L’accord de normalisation économique entre la Serbie et le Kosovo signé sous l’égide de Trump à la Maison-Blanche a cimenté le statut d’Israël en tant que nouvel acteur géopolitique dans les Balkans
Le président américain Donald Trump participe à une cérémonie de signature avec le président serbe Aleksandar Vučić et le Premier ministre kosovar Avdullah Hoti dans le Bureau ovale le 4 septembre (AFP)

Le 4 septembre, la Maison-Blanche a été le théâtre d’un étrange événement politique. Le président américain Donald Trump a observé la signature d’un accord de normalisation économique entre le président serbe Aleksandar Vučić et le Premier ministre kosovar Avdullah Hoti.

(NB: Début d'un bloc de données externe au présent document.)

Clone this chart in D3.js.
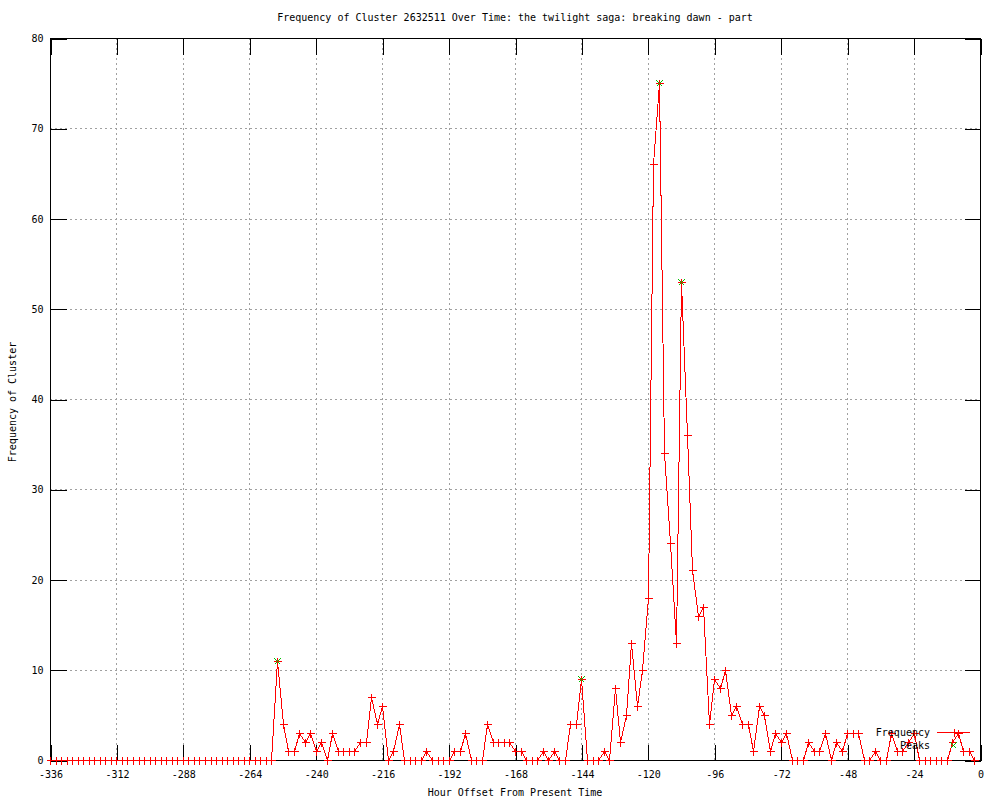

La rencontre n’était pas étrange parce que la Serbie signait un accord concernant une entité, le Kosovo, qu’elle ne reconnaît pas et considère toujours officiellement comme faisant partie de son territoire. Ce n’était pas le cas parce que l’on peut douter que les documents signés correspondent à la description d’un accord international juridiquement contraignant.

Ce qui était étrange, c’est que la partie qui en a le plus profité est un pays qui n’a rien à voir avec le différend territorial dans les Balkans, à savoir Israël. L’accord stipule que la Serbie transférera son ambassade en Israël de Tel Aviv à Jérusalem. Le Kosovo a également accepté la reconnaissance mutuelle avec Israël, suivie de l’ouverture d’une ambassade à Jérusalem.

À la recherche d’une victoire

Comment est-ce arrivé ? À la recherche d’une victoire majeure en politique étrangère à utiliser pendant sa campagne électorale, Trump, par l’intermédiaire de son envoyé Richard Grenell, s’est engagé dans le long différend non résolu entre la Serbie et le Kosovo.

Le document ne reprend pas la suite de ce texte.